I stumble out of the bathroom like a creature from a horror movie, force myself to straighten up and swipe back some matted hair from my clammy brow. It’s gonna be a long day.
It went a little something like this …
The baby was fed, the dogs were fed, the five chickens were fed. I was feeling hot, cold, then hot again. Thank God for that guy in the clown costume (on TV, I hadn’t started hallucinating yet), the baby was oblivious to me vomiting into a nappy bag.
A midday pooplosion – that one could have been me – a baby bubble bath, a costume change for my son, another costume change for my son, and some fresh air.
The house looks like it’s been carpeted in dog hair. I vacuum the house. I vacuum the baby. I put a wash on. I take an avocado out of our Labrador’s mouth – yep, another dog. I repeatedly confiscate a box of Weetabix from the baby.
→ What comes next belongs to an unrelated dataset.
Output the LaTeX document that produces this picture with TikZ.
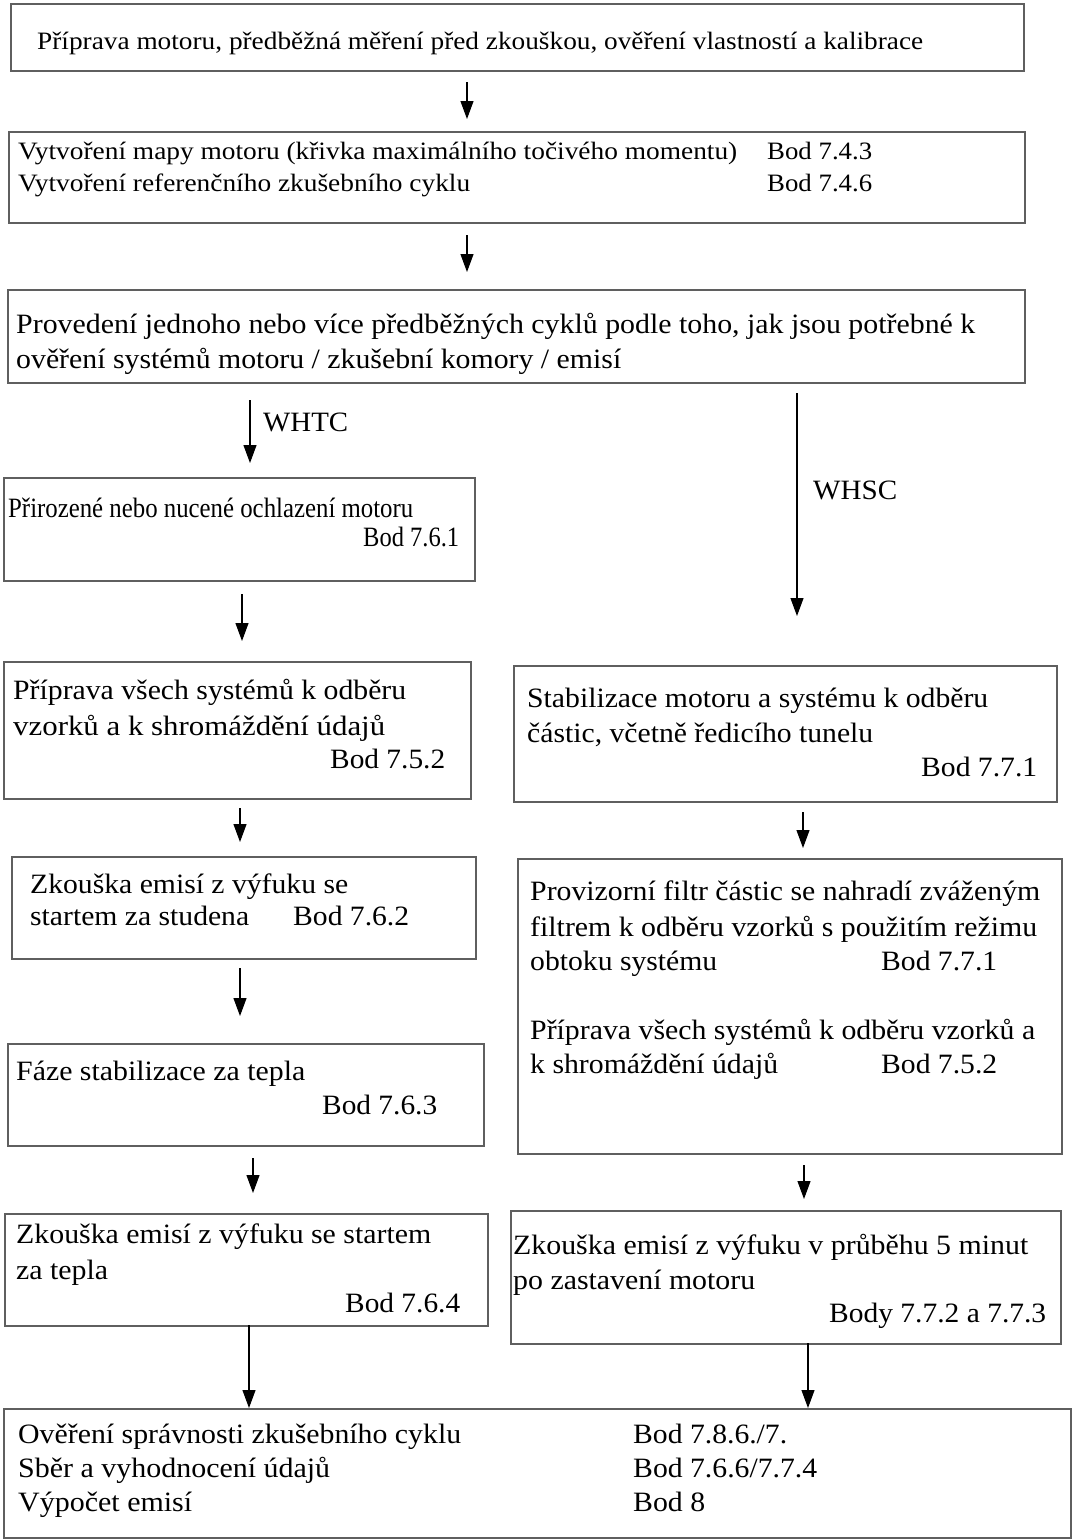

I repeatedly tell myself to put it in an unreachable place.
Is that smell me? Most likely.
Dinner ain’t gonna cook itself. The baby wants to lend a hand. He helpfully takes a pack of porridge from the cupboard and hands it to me – upside down. He happily plays in a mountain of porridge oats while Mama pukes again.
He chooses today to learn how to say ‘no’, and it’s an emphatic one for the hard-fought dinner.
I tuck the chickens into bed in their coop. One has gone rogue. I search for a torch to search for the chicken. I make a one-handed lunge for the chicken, who has taken up residence in a hedge, and she thanks me by crapping down my leg.
I put the baby down for the night (ha!) and he reaches his arms up for me. I pick him up for the last squeeze of the day and hold him close as he barfs down my back and into the last shred of dignity lingering in my locks.
I hear my husband’s car keys land on the hall table. I slowly descend the stairs, the human equivalent of a crumpled pile of laundry, as my husband sighs, “ugh, what a day”.